Another thing I loved about this movie -- the trailer doesn't reveal the plot! [Laughs] Well, that's the thing. You think you know what's going to happen, but you actually don't. It leaves a lot off the table. That was a really nice by-product of the fact that those elements were less marketable than the elements that are in the trailer. The fact that Sony didn't want to put the kid in there is less about it being a noble thing and more about selling the movie with the action. It's not a lie at all, but it's great that this huge element of the movie isn't in a single one of the promos.

You also don't butcher the concept of time travel, which so many TV shows and movies do. It put a lot of work in, that element ... but again, going back to the movies you cited, especially to "Terminator" -- I really looked to that movie, structurally. It's to the point where, when you're talking about time travel movies, you almost always forget "Terminator" because it uses time travel so deftly. [James] Cameron uses time travel to set up the situation, and then it gets out of the way. There wasn't room in there for a knotty puzzle involving time-travel logic.

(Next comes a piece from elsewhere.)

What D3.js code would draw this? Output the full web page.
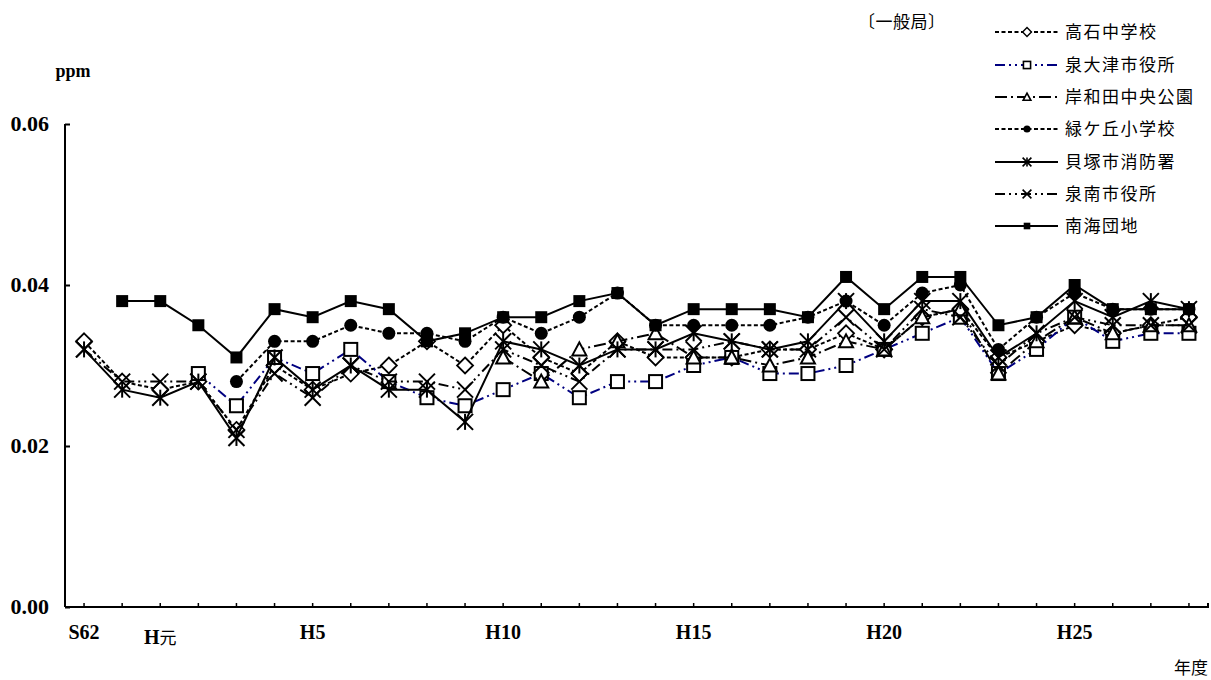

And there isn't that painful over-exposition in "Looper," where, as a viewer, you just stop caring. That's a definite danger. The line in the diner [with Bruce Willis and Joseph Gordon-Levitt's characters] where Bruce says, " I don't want to talk about time travel, we'll be making diagrams with straws" -- on one hand, that was me as a writer talking, and I hope it also reflects where the audience's head is at with the story.

Tell me more about Pierce Gagnon, this amazing child actor in the film. He would sit down and do a three-page dialogue scene with these actors ... and in between takes, when the cameras were off, it's not like he was an adult in a child's body, or some kind of alien-type boy, he was a five-year-old kid. He would get rowdy, rambunctious, and if he did more than a few takes he would get bored and want to move on. But when we were rolling, it was amazing to watch him act. It was one of those freakish, lucky things; the delivery is one thing, but my favorite scene with them is when he and Joe's characters are down in a hole and they're talking. It's amazing to see Pierce really listening to Joe -- that's the heart of a really good performance, that he's fully listening and understanding. It's an extraordinary thing to watch.

You can tell me: did you take anything off set, like props and the like? I'm getting a blunderbuss -- it's like the one thing I absolutely needed to have. One of the props guys built me a shadowbox with a blunderbuss in it, and it's going to get a place of honor in my house!

"Looper" opens in theatres across North America on September 28.